The other major change mooted by the European Commission in its 2030 Climate Target Plan, is that it plans to integrate the transport and buildings/residential sectors into its emissions trading system (ETS), which puts a cap on the level of emissions for these sectors that steadily reduces over time.

The EU views its ETS as one of its most effective tools in reducing greenhouse gas emissions

The energy and heavy industry sectors are already included in this sector. The EU views its ETS as one of its most effective tools in reducing greenhouse gas emissions across Europe as it pushes investment into green energy, zero-emissions transport and improved energy efficiencies.

However, by including the transport and buildings/residential sectors in its ETS, this would effectively render the carbon budgets currently being drawn up by the Irish Government in its new Climate Bill as defunct.

Control

By including these sectors in its Europe-wide ETS, the European Commission takes control of the targets for these sectors and leaves the Government with very little by way of setting sectoral targets for emissions reductions.

In fact, once energy, transport and buildings/residential are excluded, agriculture will account for almost 80% of the remaining emissions in Ireland.

Carbon tax

The European Commission has also hinted that it intends to set a Europe-wide price for carbon in order to ensure each member state contributes equally to its target to reduce C02 emissions by 55% by 2030.

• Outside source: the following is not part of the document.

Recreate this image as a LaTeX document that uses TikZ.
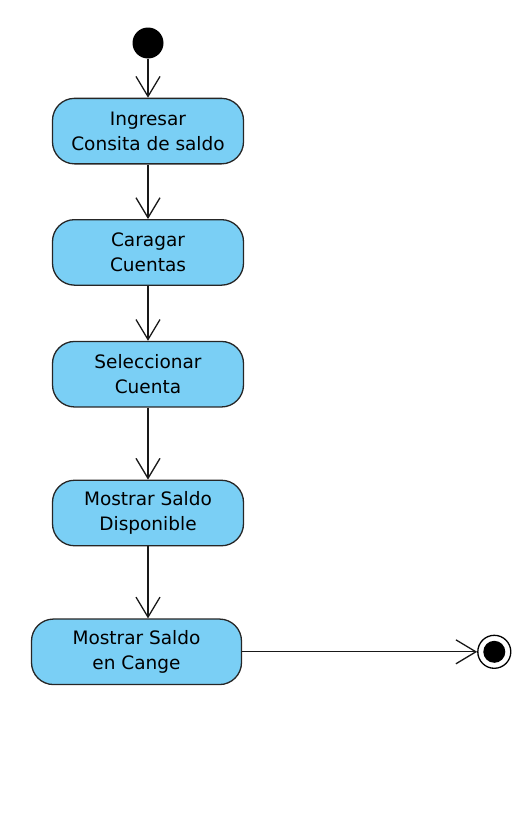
\documentclass[tikz,border=0pt]{standalone}
\usepackage{fontspec}
\setmainfont{DejaVu Sans}
\usetikzlibrary{arrows.meta,positioning}
\definecolor{actblue}{RGB}{122,207,245}
\tikzset{
  actbox/.style={draw=black!85, fill=actblue, rounded corners=22pt, align=center, minimum width=191pt, minimum height=65.5pt, line width=1.3pt, font=\fontsize{18.5}{25}\selectfont},
  actarrow/.style={-{Straight Barb[length=20pt, width=24pt, line width=1.3pt]}, line width=1.3pt, draw=black!90},
}

\begin{document}
\begin{tikzpicture}[node distance=39pt and 235pt]
    \useasboundingbox (0,0) rectangle (528pt,-822pt);
    \node[circle, fill=black, minimum size=31pt, inner sep=0pt] (start) at (148pt,-43pt) {};
    \node[actbox, below=of start] (ingresar) {Ingresar\\Consita de saldo};
    \node[actbox, below=54.5pt of ingresar] (cargar) {Caragar\\Cuentas};
    \node[actbox, below=55pt of cargar] (selec) {Seleccionar\\Cuenta};
    \node[actbox, below=72pt of selec] (disp) {Mostrar Saldo\\Disponible};
    \node[actbox, minimum width=210pt, below=72pt of disp.south east, anchor=north east, xshift=-2pt] (cange) {Mostrar Saldo\\en Cange};
    \node[circle, draw=black, line width=1.3pt, fill=white, minimum size=33pt, inner sep=0pt, right=of cange] (final) {};
    \node[circle, fill=black, minimum size=22pt, inner sep=0pt] (finaldot) at (final) {};
    \draw[actarrow] (start) -- (ingresar);
    \draw[actarrow] (ingresar) -- (cargar);
    \draw[actarrow] (cargar) -- (selec);
    \draw[actarrow] (selec) -- (disp);
    \draw[actarrow] (disp) -- (disp |- cange.north);
    \draw[actarrow] (cange) -- (final);
\end{tikzpicture}
\end{document}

In the recent budget, the Irish Government signalled that it will increase the price of carbon every year over the next decade until it reaches €100/t by 2030. However, the European Commission is concerned that increased climate ambition by a country like Ireland could leave room for other countries to contribute less to EU-wide targets, something which is known as the waterbed effect.

Europe-wide price

In order to negate this scenario, the EU plans to set a Europe-wide price for carbon, which would again render recent policy decisions in Dublin as defunct.